One of the oldest yet still thriving cities in the world, Beijing has witnessed periods of historical greatness and cultural upheavals. Closed to the foreigners for many years, Beijing has finally opened up and has undergone a very impressive architectural and cultural transformation. The city welcomes visitors from all over the world and allow them to experience some elements of true Chinese culture for the first time. And this is why, we place Beijing as one of the highly recommended honeymoon destinations for couples who are curious about Asian history, both ancient and modern, in all its forms, shapes and …smells – without any doubt, Beijing is one of the greatest culinary capitals of the world!
In many ways, Beijing defies one’s expectations: similar to many other Asian metropolises, it is more urbanized than its European counterparts, such as London or Prague. Sadly, not too many historic properties and architectural styles have been preserved. As a result of swift modernization, the number of traditional streets (hutong) and courtyard residences (siheyuan) significantly declined. Luckily for visitors, there are still around 500 historic courtyards left in the city that are definitely worth of exploring. Built according to the principles of Feng Shui, an ancient aesthetic and practical approach to balancing life’s energy, a typical siheyuan had four buildings. The northernmost one receives the most sunlight, hence it was always reserved for the most important family members; the eastern and western buildings got less direct sunshine and were reserved for either less important relatives or children. The easternmost part received the least daylight and usually housed servants. Interestingly, unmarried daughters or female relatives were hidden in the deepest sections of the residence since it was considered that they should not be exposed to either the public or sunlight. The gates usually had a pair of guardian lions carved out of stone. It was believed that they protected a household from evil spirits and spells. There are a lot of minutiae details that need to be interpreted in order to gain a true understanding and appreciation for amazing cultural aspects. And this is why it is important to have a good local guide. According to the TripAdvisor ranking, Catherine Lu Tours, Beijing Sideways and Private Tour Guide Daphne are the best!
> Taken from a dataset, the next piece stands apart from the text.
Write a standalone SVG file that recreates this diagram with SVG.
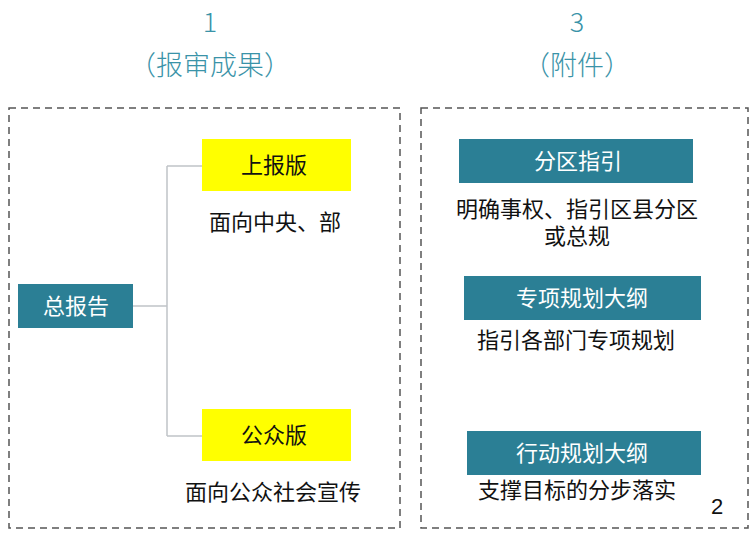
<svg xmlns="http://www.w3.org/2000/svg" width="753" height="534" viewBox="0 0 753 534">
<style>
text{font-family:"Noto Sans CJK SC","Liberation Sans",sans-serif;text-anchor:middle}
.hd{fill:#3a93a8;font-size:27px;font-weight:300}
.frame{fill:none;stroke:#555;stroke-width:1.5;stroke-dasharray:7,5}
.teal{fill:#2b7f95}
.yel{fill:#ffff00}
.wt{fill:#fff;font-size:22px}
.bt{fill:#111;font-size:22px}
.conn{fill:none;stroke:#c0c4c8;stroke-width:1.5}
</style>
<rect width="753" height="534" fill="#fff"/>
<text class="hd" x="210" y="32">1</text>
<text class="hd" x="210" y="75">（报审成果）</text>
<text class="hd" x="577" y="32">3</text>
<text class="hd" x="577" y="75">（附件）</text>
<rect class="frame" x="9" y="108" width="391" height="420"/>
<rect class="frame" x="421" y="108" width="327" height="420"/>
<g id="connectors"><path class="conn" d="M133,306H167M167,166V436M167,166H202M167,436H202"/></g>
<g id="n-total"><rect class="teal" x="18" y="284" width="115" height="44"/><text class="wt" x="76" y="314">总报告</text></g>
<g id="n-report"><rect class="yel" x="202" y="139" width="149" height="52"/><text class="bt" x="274" y="173">上报版</text><text class="bt" x="275" y="230">面向中央、部</text></g>
<g id="n-public"><rect class="yel" x="202" y="409" width="149" height="52"/><text class="bt" x="274" y="443">公众版</text><text class="bt" x="273" y="500">面向公众社会宣传</text></g>
<g id="n-zone"><rect class="teal" x="459" y="139" width="234" height="44"/><text class="wt" x="578" y="169">分区指引</text><text class="bt" x="577" y="217">明确事权、指引区县分区</text><text class="bt" x="577" y="244">或总规</text></g>
<g id="n-special"><rect class="teal" x="464" y="276" width="237" height="44"/><text class="wt" x="582" y="306">专项规划大纲</text><text class="bt" x="576" y="348">指引各部门专项规划</text></g>
<g id="n-action"><rect class="teal" x="467" y="431" width="234" height="44"/><text class="wt" x="582" y="461">行动规划大纲</text><text class="bt" x="577" y="498">支撑目标的分步落实</text></g>
<text x="717" y="514" style="font-family:'Liberation Sans',sans-serif;font-size:22px;fill:#111">2</text>
</svg>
There are a few must-see attractions, such as the Forbidden City, the Great Wall, and Summer Palace. Former imperial seat, The Forbidden City is a huge complex of palaces, temples, and stone gardens that was originally built in the beginning of the 15th century. It was burnt, rebuilt, sacked, destroyed and reconstructed several times! For most of its existence, no Chinese commoners, let alone foreigners were allowed to step into its territory. Declared a World Heritage Site in 1987 by the UNESCO, The Palace Museum as it is known these days, sheds light into old Chinese customs, beliefs, rituals and court culture. For example, colours and numbers play are very important symbols that conveyed the power of the imperial family. It is said that there are nearly 9000 rooms in the palace – nine was considered to be the highest value ordinal. Only the Heavenly Palace could have more rooms because 10000 symbolizes infinity in the Chinese culture. Golden yellow, purple and red were associated with royalty; hence, there are many elements painted these colours.
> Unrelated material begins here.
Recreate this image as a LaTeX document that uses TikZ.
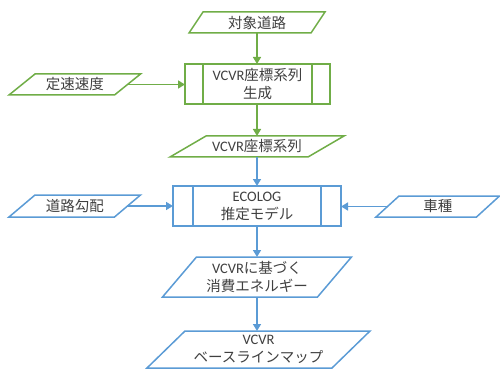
\documentclass[tikz,border=0pt]{standalone}
\usepackage{fontspec}
\setmainfont{Carlito}
\newfontfamily\jp{Noto Sans CJK JP}
\usetikzlibrary{arrows.meta}
\definecolor{gline}{HTML}{70AD47}
\definecolor{bline}{HTML}{5B9BD5}
\definecolor{txt}{HTML}{404040}
\newcommand\parabox[3]{\draw[#1] ([xshift=#3/2 pt]#2.north west) -- ([xshift=#3/2 pt]#2.north east) -- ([xshift=-#3/2 pt]#2.south east) -- ([xshift=-#3/2 pt]#2.south west) -- cycle;}
\newcommand\procbox[3]{\draw[#1] (#2.north west) rectangle (#2.south east);
  \draw[#1] ([xshift=#3 pt]#2.north west) -- ([xshift=#3 pt]#2.south west);
  \draw[#1] ([xshift=-#3 pt]#2.north east) -- ([xshift=-#3 pt]#2.south east);}
\begin{document}
\begin{tikzpicture}[x=1pt,y=-1pt,
  lbl/.style={inner sep=0pt, outer sep=0pt, text=txt, font=\fontsize{14.5}{18}\selectfont, align=center},
  gl/.style={draw=gline, line width=1.5pt},
  bl/.style={draw=bline, line width=1.5pt},
  garr/.style={gl, -{Triangle[length=7pt,width=8pt]}},
  barr/.style={bl, -{Triangle[length=7pt,width=8pt]}}
]
\useasboundingbox (0,0) rectangle (500,374);

\node[lbl, minimum width=122pt, minimum height=21pt] (road) at (257,22.5) {\jp 対象道路};
\node[lbl, minimum width=145pt, minimum height=40pt] (gen) at (257.5,84) {VCVR{\jp 座標系列}\\{\jp 生成}};
\node[lbl, minimum width=105.5pt, minimum height=21pt] (speed) at (74.75,84.5) {\jp 定速速度};
\node[lbl, minimum width=138pt, minimum height=21pt] (seq) at (257,146.5) {VCVR{\jp 座標系列}};
\node[lbl, minimum width=168pt, minimum height=40pt] (eco) at (257,206) {ECOLOG\\{\jp 推定モデル}};
\node[lbl, minimum width=105.5pt, minimum height=22pt] (slope) at (74.75,206) {\jp 道路勾配};
\node[lbl, minimum width=100.5pt, minimum height=21pt] (car) at (437.75,206.5) {\jp 車種};
\node[lbl, minimum width=155pt, minimum height=40pt] (energy) at (257,277) {VCVR{\jp に基づく}\\{\jp 消費エネルギー}};
\node[lbl, minimum width=185pt, minimum height=37pt] (map) at (258.5,349.5) {VCVR\\{\jp ベースラインマップ}};

\parabox{gl}{road}{14}
\procbox{gl}{gen}{18}
\parabox{gl}{speed}{26}
\parabox{gl}{seq}{36}
\procbox{bl}{eco}{20}
\parabox{bl}{slope}{26}
\parabox{bl}{car}{23}
\parabox{bl}{energy}{34}
\parabox{bl}{map}{38}

\draw[garr] (road.south) -- (road.south |- gen.north);
\draw[garr] (speed.east) -- (speed.east -| gen.west);
\draw[garr] (gen.south -| seq.north) -- (seq.north);
\draw[barr] (seq.south) -- (eco.north);
\draw[barr] (slope.east) -- (slope.east -| eco.west);
\draw[barr] (car.west) -- (car.west -| eco.east);
\draw[barr] (eco.south) -- (energy.north);
\draw[barr] (energy.south) -- (energy.south |- map.north);
\end{tikzpicture}
\end{document}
Stretching for nearly 4,000 miles across the country, the Great Wall lies just outside of the city. Visiting the site will actually allow you to see some countryside. Be ready to spend almost the whole day during your Great Wall sojourn – the popularity of this seventh wonder of the world means long line-up; to avoid them, consider traveling to a nearby town of Mutianyu.
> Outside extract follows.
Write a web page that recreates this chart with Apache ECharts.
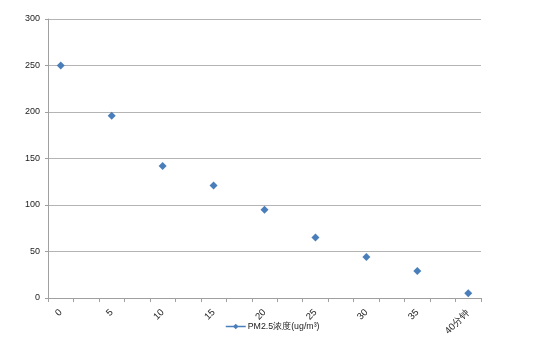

All the foodies should visit the city at least once in their lifetime! there is a reason why Beijing (or Pekin) duck acquired its name – this world-famous dish was popularized over 600 years ago. Not surprisingly, Beijing boasts to have one of the oldest Pekin duck serving restaurants called Bianyifang. Originally opened in 1416, it eventually evolved in haute cuisine eatery, one of the many the city has to offer. If you are tea lovers , should definitely visit one of the numerous Beijing tea houses and indulge yourselves in an exquisite tea ceremony during which a tea vendor gracefully brews varieties of tea and explains their subtle differences. Many of such places are designed in a traditional Chinese style, and create a unique, very relaxing and peaceful atmosphere.
Beijing is a great place to spend your honeymoon during any season; however, the best time to travel to Beijing is late spring and early fall when it is warm, dry and sunny. Enjoy discovering its culture and history!